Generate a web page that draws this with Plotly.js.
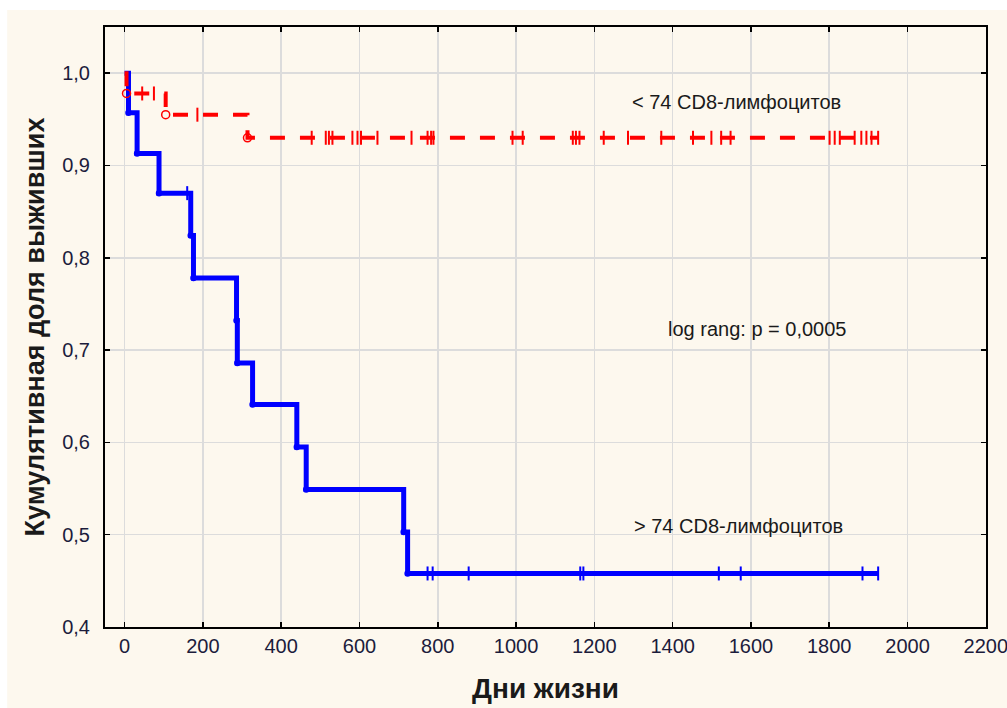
<!DOCTYPE html>
<html>
<head>
<meta charset="utf-8">
<script src="https://cdn.plot.ly/plotly-3.0.1.min.js"></script>
<style>html,body{margin:0;padding:0;background:#fff;}#chart{width:1007px;height:708px;}</style>
</head>
<body>
<div id="chart"></div>
<script>
// Group "> 74 CD8-лимфоцитов" (blue): step points (time, survival)
const blueTimes = [0, 10, 32, 88, 169, 176, 286, 288, 327, 440, 464, 713, 723, 1925];
const blueSurv  = [1.0, 0.957, 0.913, 0.870, 0.824, 0.778, 0.732, 0.686, 0.641, 0.595, 0.549, 0.503, 0.458, 0.458];
const blueCensored = [160, 774, 787, 879, 1164, 1172, 1518, 1574, 1885, 1925];

// Group "< 74 CD8-лимфоцитов" (red)
const redTimes = [0, 5, 105, 314, 1925];
const redSurv  = [1.0, 0.978, 0.955, 0.930, 0.930];
const redCensored = [45, 75, 186, 478, 514, 522, 531, 582, 595, 604, 646, 733, 774, 783, 789,
  991, 1017, 1145, 1153, 1162, 1224, 1286, 1371, 1452, 1499, 1524, 1548,
  1801, 1814, 1827, 1865, 1882, 1895, 1908, 1925];

const xTickVals = [0, 200, 400, 600, 800, 1000, 1200, 1400, 1600, 1800, 2000, 2200];

const labelRed = "< 74 CD8-лимфоцитов";
const labelBlue = "> 74 CD8-лимфоцитов";
const labelTest = "log rang: p = 0,0005";
const xTitle = "Дни жизни";
const yTitle = "Кумулятивная доля выживших";

function stepAt(times, surv, t) {
  let v = surv[0];
  for (let i = 0; i < times.length; i++) { if (times[i] <= t) v = surv[i]; }
  return v;
}

const BLUE = '#0000ff', RED = '#ff0000';
const FAM = 'Liberation Sans, Arial, sans-serif';

const traces = [
  { x: blueTimes, y: blueSurv, mode: 'lines', line: {shape: 'hv', color: BLUE, width: 5}, hoverinfo: 'skip' },
  { x: blueTimes.slice(1, -1), y: blueSurv.slice(1, -1), mode: 'markers',
    marker: {symbol: 'circle-open', size: 5, color: BLUE, line: {width: 1.5, color: BLUE}}, hoverinfo: 'skip' },
  { x: blueCensored, y: blueCensored.map(t => stepAt(blueTimes, blueSurv, t)), mode: 'markers',
    marker: {symbol: 'line-ns-open', size: 10, color: BLUE, line: {width: 2, color: BLUE}}, hoverinfo: 'skip' },
  { x: redTimes, y: redSurv, mode: 'lines', line: {shape: 'hv', color: RED, width: 4, dash: '15px,15px'}, hoverinfo: 'skip' },
  { x: redTimes.slice(1, -1), y: redSurv.slice(1, -1), mode: 'markers',
    marker: {symbol: 'circle-open', size: 8, color: RED, line: {width: 1.5, color: RED}}, hoverinfo: 'skip' },
  { x: redCensored, y: redCensored.map(t => stepAt(redTimes, redSurv, t)), mode: 'markers',
    marker: {symbol: 'line-ns-open', size: 10, color: RED, line: {width: 2, color: RED}}, hoverinfo: 'skip' }
];

const tickFont = {family: FAM, size: 20, color: '#1c1c3c'};
const layout = {
  width: 1007, height: 708,
  margin: {l: 105, r: 21, t: 27, b: 81},
  paper_bgcolor: '#ffffff', plot_bgcolor: '#ffffff',
  showlegend: false,
  separators: ', ',
  xaxis: {
    range: [-50, 2200.5], tickvals: xTickVals,
    showgrid: true, gridcolor: '#dcdcdc', gridwidth: 1.5, zeroline: false,
    showline: true, linecolor: '#000', linewidth: 2, mirror: 'ticks',
    ticks: 'inside', ticklen: 5, tickcolor: '#000', tickwidth: 1.5,
    ticklabeloverflow: 'allow',
    tickfont: tickFont,
    title: {text: xTitle, font: {family: FAM, size: 28, color: '#1a1a1a', weight: 'bold'}, standoff: 22}
  },
  yaxis: {
    range: [0.4, 1.05], dtick: 0.1, tick0: 0.4, tickformat: '.1f',
    showgrid: true, gridcolor: '#dcdcdc', gridwidth: 1.5, zeroline: false,
    showline: true, linecolor: '#000', linewidth: 2, mirror: 'ticks',
    ticks: 'inside', ticklen: 5, tickcolor: '#000', tickwidth: 1.5,
    ticklabelstandoff: 9,
    tickfont: tickFont,
    title: {text: yTitle, font: {family: FAM, size: 27, color: '#1a1a1a', weight: 'bold'}, standoff: 10}
  },
  shapes: [
    {type: 'rect', xref: 'paper', yref: 'paper', x0: -0.111, x1: 1.1, y0: -0.2, y1: 1.0283,
     fillcolor: '#fdf8ee', line: {width: 0}, layer: 'below'}
  ],
  annotations: [
    {x: 1292, y: 0.9686, xref: 'x', yref: 'y', text: labelRed, showarrow: false, xanchor: 'left', yanchor: 'middle',
     font: {family: FAM, size: 20, color: '#1a1a1a'}},
    {x: 1384, y: 0.7227, xref: 'x', yref: 'y', text: labelTest, showarrow: false, xanchor: 'left', yanchor: 'middle',
     font: {family: FAM, size: 20, color: '#1a1a1a'}},
    {x: 1297, y: 0.509, xref: 'x', yref: 'y', text: labelBlue, showarrow: false, xanchor: 'left', yanchor: 'middle',
     font: {family: FAM, size: 20, color: '#1a1a1a'}}
  ]
};

Plotly.newPlot('chart', traces, layout, {staticPlot: true, displayModeBar: false});
</script>
</body>
</html>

» What the task requires:
Please extract exactly the lines of the data, from the first through the line containing "const FAM = 'Liberation", and add no pictures to the copy.

» Response to this exercise:
Generate a web page that draws this with Plotly.js.
<!DOCTYPE html>
<html>
<head>
<meta charset="utf-8">
<script src="https://cdn.plot.ly/plotly-3.0.1.min.js"></script>
<style>html,body{margin:0;padding:0;background:#fff;}#chart{width:1007px;height:708px;}</style>
</head>
<body>
<div id="chart"></div>
<script>
// Group "> 74 CD8-лимфоцитов" (blue): step points (time, survival)
const blueTimes = [0, 10, 32, 88, 169, 176, 286, 288, 327, 440, 464, 713, 723, 1925];
const blueSurv  = [1.0, 0.957, 0.913, 0.870, 0.824, 0.778, 0.732, 0.686, 0.641, 0.595, 0.549, 0.503, 0.458, 0.458];
const blueCensored = [160, 774, 787, 879, 1164, 1172, 1518, 1574, 1885, 1925];

// Group "< 74 CD8-лимфоцитов" (red)
const redTimes = [0, 5, 105, 314, 1925];
const redSurv  = [1.0, 0.978, 0.955, 0.930, 0.930];
const redCensored = [45, 75, 186, 478, 514, 522, 531, 582, 595, 604, 646, 733, 774, 783, 789,
  991, 1017, 1145, 1153, 1162, 1224, 1286, 1371, 1452, 1499, 1524, 1548,
  1801, 1814, 1827, 1865, 1882, 1895, 1908, 1925];

const xTickVals = [0, 200, 400, 600, 800, 1000, 1200, 1400, 1600, 1800, 2000, 2200];

const labelRed = "< 74 CD8-лимфоцитов";
const labelBlue = "> 74 CD8-лимфоцитов";
const labelTest = "log rang: p = 0,0005";
const xTitle = "Дни жизни";
const yTitle = "Кумулятивная доля выживших";

function stepAt(times, surv, t) {
  let v = surv[0];
  for (let i = 0; i < times.length; i++) { if (times[i] <= t) v = surv[i]; }
  return v;
}

const BLUE = '#0000ff', RED = '#ff0000';
const FAM = 'Liberation Sans, Arial, sans-serif';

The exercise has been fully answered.